Goal> Check every line below for the word "that" and give only the number of lines where it appears.

## begin

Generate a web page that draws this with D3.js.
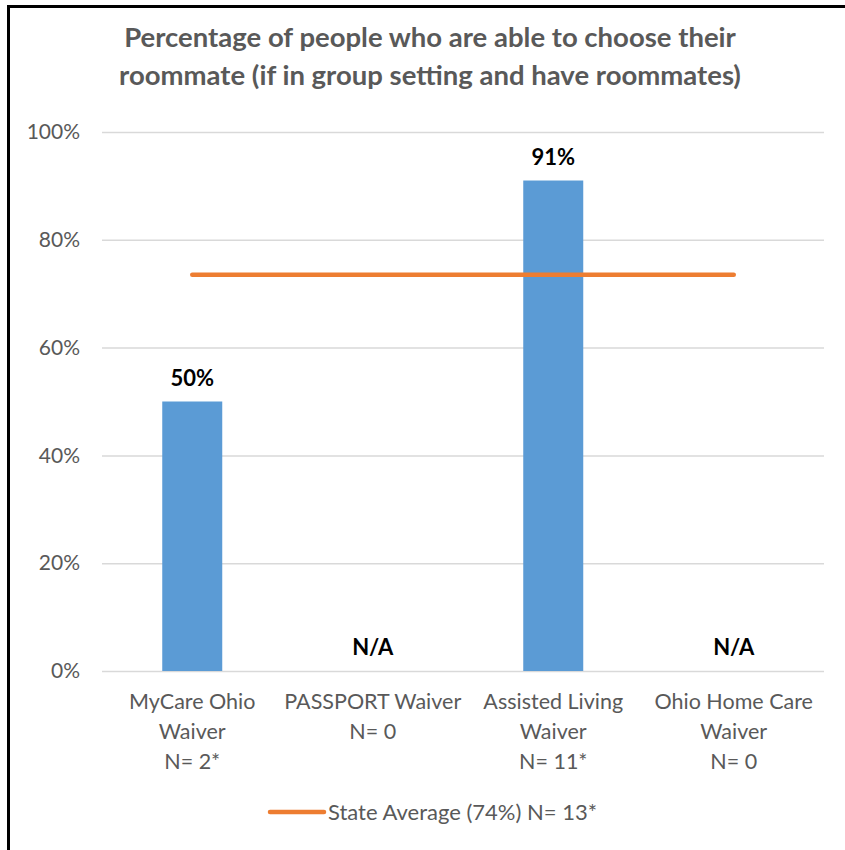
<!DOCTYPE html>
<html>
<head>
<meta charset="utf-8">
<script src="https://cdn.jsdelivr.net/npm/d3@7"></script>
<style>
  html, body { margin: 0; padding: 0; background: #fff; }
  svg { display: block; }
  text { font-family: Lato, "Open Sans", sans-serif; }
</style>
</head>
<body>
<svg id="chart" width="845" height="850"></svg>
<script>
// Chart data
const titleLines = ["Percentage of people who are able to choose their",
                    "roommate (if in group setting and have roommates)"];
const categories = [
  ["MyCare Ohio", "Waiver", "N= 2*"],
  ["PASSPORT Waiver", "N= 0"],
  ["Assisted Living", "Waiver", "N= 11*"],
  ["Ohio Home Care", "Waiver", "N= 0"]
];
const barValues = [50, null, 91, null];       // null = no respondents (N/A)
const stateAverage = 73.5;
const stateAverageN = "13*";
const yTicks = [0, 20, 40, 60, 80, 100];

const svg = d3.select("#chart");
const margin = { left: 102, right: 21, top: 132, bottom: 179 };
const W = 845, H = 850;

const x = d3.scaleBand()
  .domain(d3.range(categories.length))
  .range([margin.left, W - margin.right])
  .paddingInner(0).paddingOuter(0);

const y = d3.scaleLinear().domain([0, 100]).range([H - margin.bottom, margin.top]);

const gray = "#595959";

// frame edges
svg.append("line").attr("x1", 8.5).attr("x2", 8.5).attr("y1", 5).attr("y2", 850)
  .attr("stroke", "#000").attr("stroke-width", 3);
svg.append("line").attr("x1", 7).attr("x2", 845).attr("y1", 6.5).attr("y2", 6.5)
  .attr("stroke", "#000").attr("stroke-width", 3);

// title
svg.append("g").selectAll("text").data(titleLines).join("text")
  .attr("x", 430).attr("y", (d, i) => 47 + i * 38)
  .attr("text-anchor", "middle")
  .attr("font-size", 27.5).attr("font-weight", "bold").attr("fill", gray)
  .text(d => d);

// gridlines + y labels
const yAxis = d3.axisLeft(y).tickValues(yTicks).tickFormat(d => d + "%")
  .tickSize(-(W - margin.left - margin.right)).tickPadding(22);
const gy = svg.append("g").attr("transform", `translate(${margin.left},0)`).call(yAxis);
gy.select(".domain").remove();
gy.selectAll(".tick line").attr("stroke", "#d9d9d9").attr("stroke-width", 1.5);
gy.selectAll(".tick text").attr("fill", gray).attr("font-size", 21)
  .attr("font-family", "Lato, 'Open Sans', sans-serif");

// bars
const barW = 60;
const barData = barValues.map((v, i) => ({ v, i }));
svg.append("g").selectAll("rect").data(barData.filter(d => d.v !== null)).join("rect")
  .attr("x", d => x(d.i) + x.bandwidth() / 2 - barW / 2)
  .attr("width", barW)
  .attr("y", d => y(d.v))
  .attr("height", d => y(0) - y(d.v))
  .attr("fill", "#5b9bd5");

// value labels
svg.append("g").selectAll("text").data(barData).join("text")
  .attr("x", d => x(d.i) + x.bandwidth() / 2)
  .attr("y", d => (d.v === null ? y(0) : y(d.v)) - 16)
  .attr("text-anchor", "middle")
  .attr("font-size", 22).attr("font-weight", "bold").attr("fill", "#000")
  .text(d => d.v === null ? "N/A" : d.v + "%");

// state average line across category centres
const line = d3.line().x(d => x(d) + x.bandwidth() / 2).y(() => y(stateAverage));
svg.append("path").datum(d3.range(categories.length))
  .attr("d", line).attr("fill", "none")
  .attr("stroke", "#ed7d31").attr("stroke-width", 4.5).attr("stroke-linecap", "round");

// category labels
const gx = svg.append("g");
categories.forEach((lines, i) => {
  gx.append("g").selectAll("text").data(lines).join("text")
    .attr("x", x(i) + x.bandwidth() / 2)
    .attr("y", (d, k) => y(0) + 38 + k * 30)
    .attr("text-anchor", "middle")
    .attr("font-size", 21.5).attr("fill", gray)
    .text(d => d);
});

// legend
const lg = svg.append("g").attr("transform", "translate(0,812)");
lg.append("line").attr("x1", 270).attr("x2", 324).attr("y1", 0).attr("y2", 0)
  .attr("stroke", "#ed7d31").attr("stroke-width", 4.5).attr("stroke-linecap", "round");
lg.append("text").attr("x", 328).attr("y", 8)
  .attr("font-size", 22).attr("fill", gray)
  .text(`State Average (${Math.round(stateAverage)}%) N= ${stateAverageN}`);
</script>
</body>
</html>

## end
## begin

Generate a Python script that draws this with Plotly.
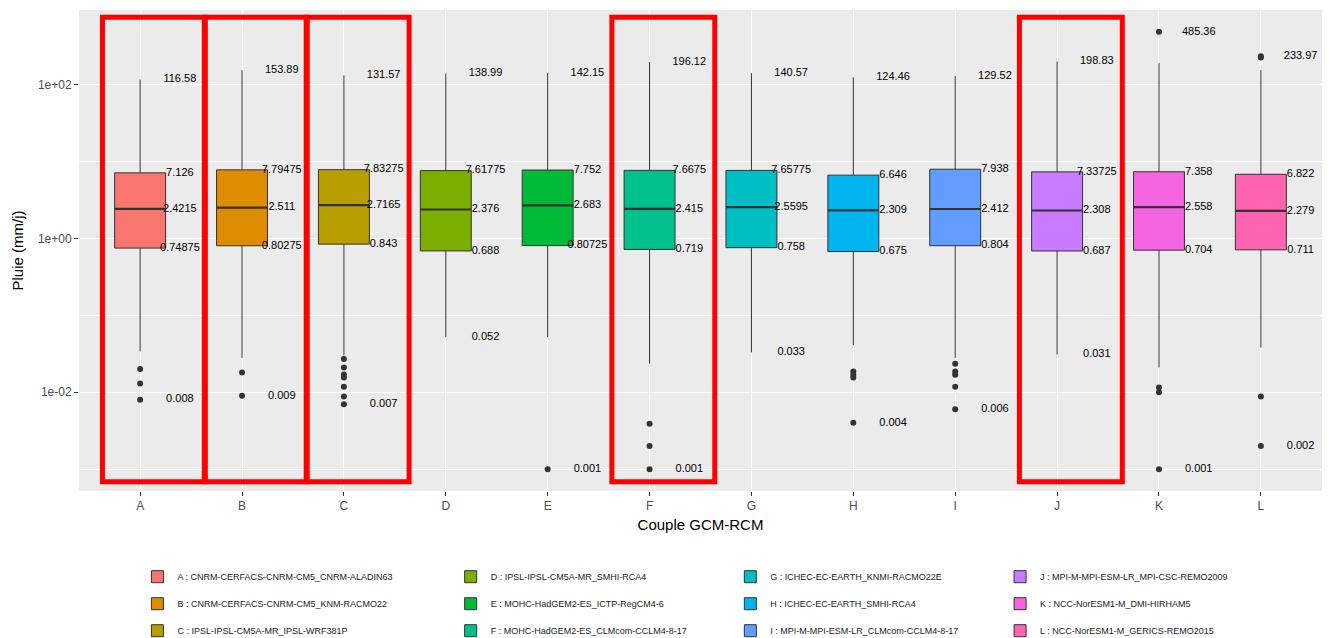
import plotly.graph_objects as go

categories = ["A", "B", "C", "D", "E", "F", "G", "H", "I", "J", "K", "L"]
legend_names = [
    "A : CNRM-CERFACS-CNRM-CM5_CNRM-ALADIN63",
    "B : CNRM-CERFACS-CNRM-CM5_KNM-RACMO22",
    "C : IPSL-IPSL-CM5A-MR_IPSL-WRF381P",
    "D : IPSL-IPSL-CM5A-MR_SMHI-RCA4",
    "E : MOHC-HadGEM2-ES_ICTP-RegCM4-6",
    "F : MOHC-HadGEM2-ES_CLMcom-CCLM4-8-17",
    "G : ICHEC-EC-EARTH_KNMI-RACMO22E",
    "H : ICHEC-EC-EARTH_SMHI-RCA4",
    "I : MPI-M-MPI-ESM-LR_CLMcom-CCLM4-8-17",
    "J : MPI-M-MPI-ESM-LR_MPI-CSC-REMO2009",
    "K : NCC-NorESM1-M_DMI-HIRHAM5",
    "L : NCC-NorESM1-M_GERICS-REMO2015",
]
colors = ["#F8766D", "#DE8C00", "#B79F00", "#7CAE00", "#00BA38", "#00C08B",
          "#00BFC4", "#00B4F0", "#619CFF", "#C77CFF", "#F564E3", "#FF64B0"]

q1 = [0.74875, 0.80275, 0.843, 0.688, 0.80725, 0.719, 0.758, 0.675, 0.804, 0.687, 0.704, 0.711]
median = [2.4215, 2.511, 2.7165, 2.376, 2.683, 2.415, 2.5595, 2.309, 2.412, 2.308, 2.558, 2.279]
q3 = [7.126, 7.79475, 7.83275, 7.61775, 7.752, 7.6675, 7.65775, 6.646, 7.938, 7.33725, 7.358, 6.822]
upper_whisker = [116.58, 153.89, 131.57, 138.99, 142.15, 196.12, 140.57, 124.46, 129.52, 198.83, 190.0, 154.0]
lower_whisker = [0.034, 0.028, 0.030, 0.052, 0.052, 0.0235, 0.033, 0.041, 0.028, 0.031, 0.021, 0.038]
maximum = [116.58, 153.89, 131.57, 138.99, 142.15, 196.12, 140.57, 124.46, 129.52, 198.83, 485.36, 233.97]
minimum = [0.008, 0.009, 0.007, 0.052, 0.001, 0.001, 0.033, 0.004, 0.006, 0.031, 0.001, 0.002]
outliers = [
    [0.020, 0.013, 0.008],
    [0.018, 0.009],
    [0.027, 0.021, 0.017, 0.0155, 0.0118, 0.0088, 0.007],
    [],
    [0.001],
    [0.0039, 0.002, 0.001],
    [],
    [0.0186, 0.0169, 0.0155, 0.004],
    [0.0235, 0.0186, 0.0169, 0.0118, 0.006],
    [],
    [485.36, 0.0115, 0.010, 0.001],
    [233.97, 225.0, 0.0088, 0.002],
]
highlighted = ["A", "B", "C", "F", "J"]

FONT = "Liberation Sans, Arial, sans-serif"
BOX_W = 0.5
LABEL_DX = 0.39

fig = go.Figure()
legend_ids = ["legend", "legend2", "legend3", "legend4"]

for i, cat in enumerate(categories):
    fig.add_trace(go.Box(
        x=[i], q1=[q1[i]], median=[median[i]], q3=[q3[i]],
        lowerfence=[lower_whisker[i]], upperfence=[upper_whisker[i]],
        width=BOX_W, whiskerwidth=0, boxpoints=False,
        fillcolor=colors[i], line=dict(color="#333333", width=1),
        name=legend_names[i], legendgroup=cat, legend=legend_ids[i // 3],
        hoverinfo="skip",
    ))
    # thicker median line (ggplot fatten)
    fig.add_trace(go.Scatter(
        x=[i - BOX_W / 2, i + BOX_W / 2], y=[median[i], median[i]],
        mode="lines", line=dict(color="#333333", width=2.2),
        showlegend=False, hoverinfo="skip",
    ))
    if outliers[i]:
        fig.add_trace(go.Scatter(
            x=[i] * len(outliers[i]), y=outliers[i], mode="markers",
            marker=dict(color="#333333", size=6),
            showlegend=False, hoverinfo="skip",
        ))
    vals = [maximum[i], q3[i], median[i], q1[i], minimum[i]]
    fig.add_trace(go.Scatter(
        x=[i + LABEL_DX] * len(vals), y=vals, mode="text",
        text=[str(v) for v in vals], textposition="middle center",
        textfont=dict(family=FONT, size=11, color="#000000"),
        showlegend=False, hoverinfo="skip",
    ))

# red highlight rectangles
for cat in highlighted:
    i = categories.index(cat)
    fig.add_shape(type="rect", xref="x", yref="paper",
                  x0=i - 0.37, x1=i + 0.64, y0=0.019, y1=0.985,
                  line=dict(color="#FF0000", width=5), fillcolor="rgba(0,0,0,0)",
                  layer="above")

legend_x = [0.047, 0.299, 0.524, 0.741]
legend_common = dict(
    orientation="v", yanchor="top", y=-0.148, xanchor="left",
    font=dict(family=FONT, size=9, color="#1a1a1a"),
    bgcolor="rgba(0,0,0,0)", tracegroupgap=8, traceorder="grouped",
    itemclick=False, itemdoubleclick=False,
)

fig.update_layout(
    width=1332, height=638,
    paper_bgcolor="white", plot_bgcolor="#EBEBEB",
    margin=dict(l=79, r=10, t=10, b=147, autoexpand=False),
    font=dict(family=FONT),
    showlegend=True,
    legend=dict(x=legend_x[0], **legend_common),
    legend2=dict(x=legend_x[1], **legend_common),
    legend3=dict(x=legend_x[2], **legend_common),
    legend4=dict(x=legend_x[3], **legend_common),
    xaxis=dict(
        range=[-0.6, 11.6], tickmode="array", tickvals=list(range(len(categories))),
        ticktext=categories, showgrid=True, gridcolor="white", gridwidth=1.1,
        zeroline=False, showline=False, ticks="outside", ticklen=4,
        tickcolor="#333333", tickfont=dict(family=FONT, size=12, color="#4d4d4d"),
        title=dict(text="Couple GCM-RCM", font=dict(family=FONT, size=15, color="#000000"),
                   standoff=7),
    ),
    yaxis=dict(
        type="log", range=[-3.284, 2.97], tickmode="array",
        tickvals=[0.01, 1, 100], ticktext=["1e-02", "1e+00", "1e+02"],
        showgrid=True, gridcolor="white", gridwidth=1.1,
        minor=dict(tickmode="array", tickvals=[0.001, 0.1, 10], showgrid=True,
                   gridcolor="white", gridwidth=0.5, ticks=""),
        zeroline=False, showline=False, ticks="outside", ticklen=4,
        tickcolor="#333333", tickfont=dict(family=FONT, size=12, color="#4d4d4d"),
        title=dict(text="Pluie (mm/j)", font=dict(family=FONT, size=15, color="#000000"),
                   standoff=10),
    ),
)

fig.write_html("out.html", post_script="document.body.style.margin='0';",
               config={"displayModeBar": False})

## end
## begin

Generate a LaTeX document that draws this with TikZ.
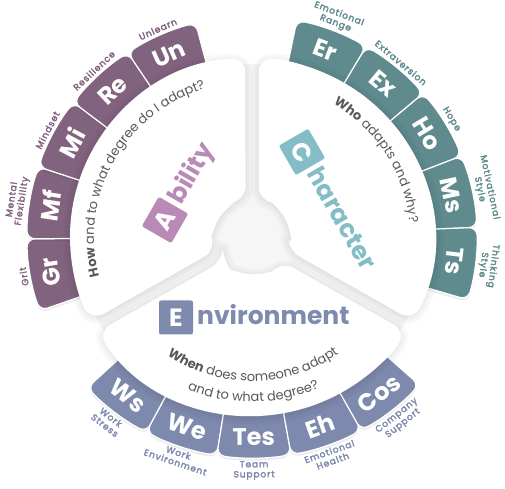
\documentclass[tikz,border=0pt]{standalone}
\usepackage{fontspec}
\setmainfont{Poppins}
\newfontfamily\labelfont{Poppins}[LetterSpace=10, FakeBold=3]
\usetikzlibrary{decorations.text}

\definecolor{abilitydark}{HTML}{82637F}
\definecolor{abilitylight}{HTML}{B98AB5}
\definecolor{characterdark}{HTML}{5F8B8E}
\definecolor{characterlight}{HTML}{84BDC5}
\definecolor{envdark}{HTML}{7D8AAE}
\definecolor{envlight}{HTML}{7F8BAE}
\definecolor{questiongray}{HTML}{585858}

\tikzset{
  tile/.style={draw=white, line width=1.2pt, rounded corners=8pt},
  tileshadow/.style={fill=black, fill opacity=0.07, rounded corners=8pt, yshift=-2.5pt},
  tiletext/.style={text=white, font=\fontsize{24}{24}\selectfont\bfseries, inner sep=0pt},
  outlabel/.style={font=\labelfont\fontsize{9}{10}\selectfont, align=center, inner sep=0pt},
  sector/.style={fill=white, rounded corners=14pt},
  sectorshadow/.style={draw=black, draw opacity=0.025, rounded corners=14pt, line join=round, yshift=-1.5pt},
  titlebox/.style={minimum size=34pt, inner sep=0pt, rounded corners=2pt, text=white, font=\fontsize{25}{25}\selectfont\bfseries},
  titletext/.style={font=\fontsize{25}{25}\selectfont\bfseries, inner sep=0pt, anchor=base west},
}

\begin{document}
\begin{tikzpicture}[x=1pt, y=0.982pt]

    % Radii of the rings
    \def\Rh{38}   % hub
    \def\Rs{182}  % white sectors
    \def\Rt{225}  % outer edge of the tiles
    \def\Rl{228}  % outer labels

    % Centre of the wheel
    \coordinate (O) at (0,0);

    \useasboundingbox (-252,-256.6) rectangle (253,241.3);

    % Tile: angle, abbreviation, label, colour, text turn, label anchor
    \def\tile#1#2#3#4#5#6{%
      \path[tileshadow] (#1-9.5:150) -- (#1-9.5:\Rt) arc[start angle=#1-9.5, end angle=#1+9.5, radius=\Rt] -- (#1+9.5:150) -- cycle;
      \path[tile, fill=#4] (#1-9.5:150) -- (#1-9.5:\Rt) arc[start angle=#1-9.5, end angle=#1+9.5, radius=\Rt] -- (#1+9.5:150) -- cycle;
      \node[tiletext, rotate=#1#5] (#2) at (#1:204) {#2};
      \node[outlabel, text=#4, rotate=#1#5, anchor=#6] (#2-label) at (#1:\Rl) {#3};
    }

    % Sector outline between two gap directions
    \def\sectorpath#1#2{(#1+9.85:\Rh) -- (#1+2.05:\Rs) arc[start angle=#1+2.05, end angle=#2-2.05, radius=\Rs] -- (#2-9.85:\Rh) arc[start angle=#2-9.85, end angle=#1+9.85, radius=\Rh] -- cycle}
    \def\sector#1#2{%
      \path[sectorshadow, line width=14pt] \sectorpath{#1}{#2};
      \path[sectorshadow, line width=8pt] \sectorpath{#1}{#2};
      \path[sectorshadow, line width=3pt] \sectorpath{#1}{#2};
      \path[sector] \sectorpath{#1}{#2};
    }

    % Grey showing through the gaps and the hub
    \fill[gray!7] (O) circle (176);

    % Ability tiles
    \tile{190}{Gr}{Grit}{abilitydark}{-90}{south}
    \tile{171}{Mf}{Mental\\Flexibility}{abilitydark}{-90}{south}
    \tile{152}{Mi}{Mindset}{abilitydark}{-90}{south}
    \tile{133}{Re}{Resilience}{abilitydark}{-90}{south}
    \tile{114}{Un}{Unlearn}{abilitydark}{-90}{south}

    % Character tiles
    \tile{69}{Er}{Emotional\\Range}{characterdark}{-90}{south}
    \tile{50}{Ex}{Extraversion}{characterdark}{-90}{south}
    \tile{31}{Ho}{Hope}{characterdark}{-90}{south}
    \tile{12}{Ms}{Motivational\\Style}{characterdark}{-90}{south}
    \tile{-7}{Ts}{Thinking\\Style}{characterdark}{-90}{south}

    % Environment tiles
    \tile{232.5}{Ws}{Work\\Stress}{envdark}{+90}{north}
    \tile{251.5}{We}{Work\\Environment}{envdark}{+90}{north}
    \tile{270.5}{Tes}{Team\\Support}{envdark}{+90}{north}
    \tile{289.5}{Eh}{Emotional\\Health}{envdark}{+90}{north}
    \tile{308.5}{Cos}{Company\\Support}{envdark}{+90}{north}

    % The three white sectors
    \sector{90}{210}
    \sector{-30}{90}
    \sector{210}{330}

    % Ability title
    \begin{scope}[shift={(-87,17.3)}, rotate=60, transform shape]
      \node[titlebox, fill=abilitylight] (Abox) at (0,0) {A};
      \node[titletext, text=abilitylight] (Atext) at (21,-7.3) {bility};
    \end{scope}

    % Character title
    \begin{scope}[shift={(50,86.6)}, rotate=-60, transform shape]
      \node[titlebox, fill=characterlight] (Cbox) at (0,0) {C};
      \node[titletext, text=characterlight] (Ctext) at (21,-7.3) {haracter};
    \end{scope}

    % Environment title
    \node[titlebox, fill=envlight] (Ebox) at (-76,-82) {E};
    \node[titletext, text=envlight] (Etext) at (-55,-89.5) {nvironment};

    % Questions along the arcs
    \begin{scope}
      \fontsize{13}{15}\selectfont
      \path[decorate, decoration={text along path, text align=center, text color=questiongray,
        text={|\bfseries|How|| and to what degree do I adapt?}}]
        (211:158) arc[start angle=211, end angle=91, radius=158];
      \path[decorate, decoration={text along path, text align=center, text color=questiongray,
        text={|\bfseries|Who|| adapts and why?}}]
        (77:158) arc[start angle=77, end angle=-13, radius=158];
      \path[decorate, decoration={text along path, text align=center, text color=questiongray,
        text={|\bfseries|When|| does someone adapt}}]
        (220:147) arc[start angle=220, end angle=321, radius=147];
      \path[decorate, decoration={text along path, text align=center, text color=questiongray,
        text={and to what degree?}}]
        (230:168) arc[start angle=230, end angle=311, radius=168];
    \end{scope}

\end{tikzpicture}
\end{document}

## end

Task answer> 3